**What to produce**
Identify each line containing the word "this" and copy it.

* start *

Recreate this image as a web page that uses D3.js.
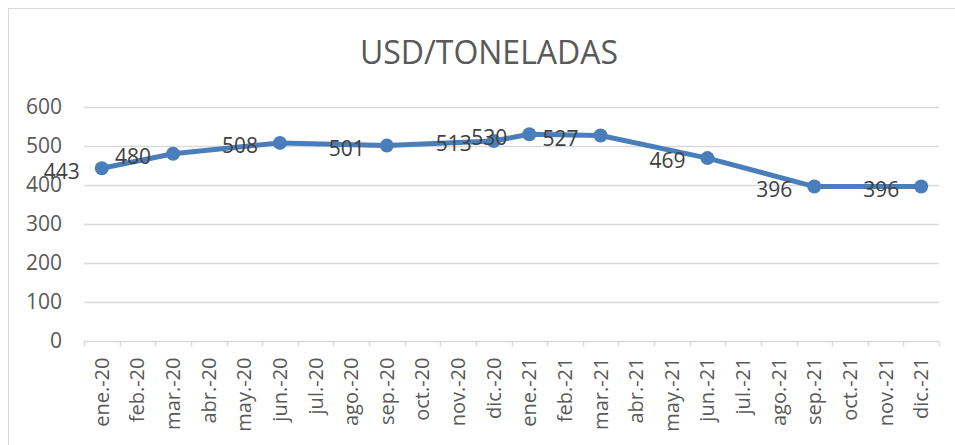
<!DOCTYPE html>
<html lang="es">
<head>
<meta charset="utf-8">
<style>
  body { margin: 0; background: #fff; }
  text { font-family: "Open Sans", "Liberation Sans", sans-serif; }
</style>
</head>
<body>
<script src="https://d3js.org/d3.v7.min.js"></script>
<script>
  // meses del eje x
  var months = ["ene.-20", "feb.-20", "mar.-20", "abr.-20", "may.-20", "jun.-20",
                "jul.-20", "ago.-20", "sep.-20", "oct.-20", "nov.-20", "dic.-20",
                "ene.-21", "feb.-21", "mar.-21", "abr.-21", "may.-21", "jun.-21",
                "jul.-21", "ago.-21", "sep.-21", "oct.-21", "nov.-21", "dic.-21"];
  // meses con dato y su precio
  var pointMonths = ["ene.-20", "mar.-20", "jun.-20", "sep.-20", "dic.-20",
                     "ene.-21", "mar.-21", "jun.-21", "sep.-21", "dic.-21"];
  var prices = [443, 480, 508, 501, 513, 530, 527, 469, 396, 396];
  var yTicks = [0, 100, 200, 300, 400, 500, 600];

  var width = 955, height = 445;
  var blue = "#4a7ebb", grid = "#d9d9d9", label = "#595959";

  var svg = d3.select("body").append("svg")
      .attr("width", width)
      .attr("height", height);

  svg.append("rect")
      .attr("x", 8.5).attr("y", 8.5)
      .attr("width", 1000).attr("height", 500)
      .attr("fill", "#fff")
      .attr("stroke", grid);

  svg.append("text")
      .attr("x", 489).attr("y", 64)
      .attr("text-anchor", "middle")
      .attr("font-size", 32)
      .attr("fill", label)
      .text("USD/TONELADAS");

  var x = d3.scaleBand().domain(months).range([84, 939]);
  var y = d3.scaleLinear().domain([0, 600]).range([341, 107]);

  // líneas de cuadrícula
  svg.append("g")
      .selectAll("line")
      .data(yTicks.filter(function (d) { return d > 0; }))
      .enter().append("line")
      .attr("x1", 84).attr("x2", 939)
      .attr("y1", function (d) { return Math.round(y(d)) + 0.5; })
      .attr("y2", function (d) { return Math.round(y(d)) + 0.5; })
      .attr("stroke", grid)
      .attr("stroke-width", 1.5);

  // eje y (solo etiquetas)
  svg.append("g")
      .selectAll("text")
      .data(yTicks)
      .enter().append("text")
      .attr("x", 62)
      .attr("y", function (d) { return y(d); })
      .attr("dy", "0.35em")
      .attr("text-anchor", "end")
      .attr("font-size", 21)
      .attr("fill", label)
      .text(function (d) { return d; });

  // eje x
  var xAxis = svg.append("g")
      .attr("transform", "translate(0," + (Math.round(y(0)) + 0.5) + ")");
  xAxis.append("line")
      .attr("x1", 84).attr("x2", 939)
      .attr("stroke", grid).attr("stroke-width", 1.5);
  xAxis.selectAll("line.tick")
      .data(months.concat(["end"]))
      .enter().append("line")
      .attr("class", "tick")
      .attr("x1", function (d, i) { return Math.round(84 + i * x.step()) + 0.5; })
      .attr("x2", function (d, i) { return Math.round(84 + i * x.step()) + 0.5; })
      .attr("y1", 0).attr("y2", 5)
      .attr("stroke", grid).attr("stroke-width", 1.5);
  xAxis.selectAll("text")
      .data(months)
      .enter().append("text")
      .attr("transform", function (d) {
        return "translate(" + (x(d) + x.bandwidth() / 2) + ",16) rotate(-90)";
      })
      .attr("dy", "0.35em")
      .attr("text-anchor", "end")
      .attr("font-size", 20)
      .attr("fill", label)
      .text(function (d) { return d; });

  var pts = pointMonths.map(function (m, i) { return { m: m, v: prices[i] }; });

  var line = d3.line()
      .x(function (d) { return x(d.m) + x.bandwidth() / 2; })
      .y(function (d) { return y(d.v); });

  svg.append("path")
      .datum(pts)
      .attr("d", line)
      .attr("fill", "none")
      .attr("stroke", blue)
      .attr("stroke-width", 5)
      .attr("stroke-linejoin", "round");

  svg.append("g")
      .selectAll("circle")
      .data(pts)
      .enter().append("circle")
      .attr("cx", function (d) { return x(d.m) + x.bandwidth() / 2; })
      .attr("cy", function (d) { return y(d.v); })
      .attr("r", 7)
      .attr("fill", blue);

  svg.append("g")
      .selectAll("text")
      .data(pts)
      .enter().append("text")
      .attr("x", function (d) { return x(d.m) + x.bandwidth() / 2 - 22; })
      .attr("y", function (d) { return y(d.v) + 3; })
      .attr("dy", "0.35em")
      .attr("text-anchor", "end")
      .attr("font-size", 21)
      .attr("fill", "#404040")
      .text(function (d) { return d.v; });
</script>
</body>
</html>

* end *
* start *

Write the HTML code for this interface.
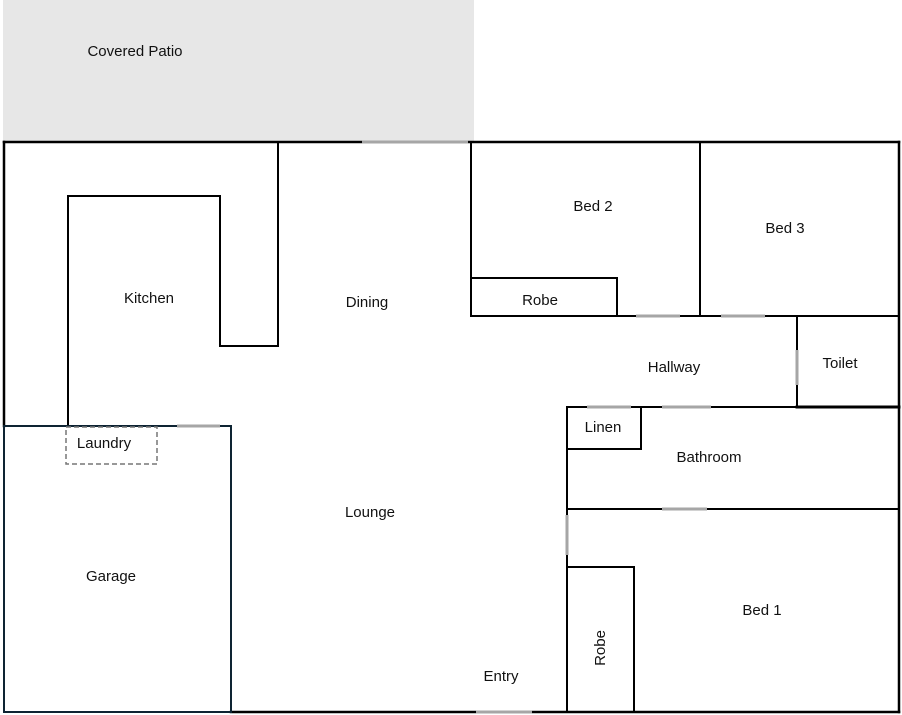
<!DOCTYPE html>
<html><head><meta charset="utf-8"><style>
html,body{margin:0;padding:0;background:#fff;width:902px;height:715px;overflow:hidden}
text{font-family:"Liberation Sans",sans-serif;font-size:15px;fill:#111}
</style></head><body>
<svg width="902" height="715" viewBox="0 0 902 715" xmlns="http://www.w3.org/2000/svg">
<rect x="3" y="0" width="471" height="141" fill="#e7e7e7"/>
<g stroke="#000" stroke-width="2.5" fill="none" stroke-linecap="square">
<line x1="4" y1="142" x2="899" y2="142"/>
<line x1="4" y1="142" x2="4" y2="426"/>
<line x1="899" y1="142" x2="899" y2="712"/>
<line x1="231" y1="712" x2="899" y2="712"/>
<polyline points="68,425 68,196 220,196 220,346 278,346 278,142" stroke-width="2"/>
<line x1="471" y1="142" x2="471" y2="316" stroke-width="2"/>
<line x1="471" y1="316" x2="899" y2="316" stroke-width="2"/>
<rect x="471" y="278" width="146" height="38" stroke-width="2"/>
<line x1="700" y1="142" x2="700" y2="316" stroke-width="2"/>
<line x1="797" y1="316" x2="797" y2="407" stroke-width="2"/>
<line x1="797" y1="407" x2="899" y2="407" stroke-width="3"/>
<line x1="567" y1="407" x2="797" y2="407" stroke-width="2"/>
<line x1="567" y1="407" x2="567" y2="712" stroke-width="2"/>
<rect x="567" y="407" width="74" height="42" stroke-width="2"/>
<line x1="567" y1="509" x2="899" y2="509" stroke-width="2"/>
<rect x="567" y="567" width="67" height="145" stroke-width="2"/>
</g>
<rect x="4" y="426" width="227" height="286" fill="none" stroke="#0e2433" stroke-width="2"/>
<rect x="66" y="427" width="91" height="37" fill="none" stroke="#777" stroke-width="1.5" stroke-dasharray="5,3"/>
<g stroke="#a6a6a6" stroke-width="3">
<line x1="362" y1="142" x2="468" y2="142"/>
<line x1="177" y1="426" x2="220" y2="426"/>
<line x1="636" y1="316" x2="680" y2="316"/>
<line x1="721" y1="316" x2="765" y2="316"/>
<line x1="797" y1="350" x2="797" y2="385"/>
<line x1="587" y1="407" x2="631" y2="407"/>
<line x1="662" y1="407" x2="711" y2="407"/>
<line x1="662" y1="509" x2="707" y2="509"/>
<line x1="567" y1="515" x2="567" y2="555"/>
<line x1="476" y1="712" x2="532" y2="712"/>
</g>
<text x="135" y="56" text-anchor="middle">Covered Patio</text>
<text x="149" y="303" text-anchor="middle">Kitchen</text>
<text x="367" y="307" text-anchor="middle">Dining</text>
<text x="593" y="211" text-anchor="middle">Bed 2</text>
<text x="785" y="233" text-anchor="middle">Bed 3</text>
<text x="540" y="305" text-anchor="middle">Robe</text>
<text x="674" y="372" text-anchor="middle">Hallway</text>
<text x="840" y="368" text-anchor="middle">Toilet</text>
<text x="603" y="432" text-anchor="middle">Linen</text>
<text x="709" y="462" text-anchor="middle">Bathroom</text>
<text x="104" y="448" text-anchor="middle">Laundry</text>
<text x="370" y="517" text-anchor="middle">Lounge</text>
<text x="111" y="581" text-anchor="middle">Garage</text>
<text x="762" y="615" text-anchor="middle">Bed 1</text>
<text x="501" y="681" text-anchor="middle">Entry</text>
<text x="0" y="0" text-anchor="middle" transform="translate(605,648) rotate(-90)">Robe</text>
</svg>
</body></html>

* end *

**Exercise output**
Recreate this image as a web page that uses D3.js.
Write the HTML code for this interface.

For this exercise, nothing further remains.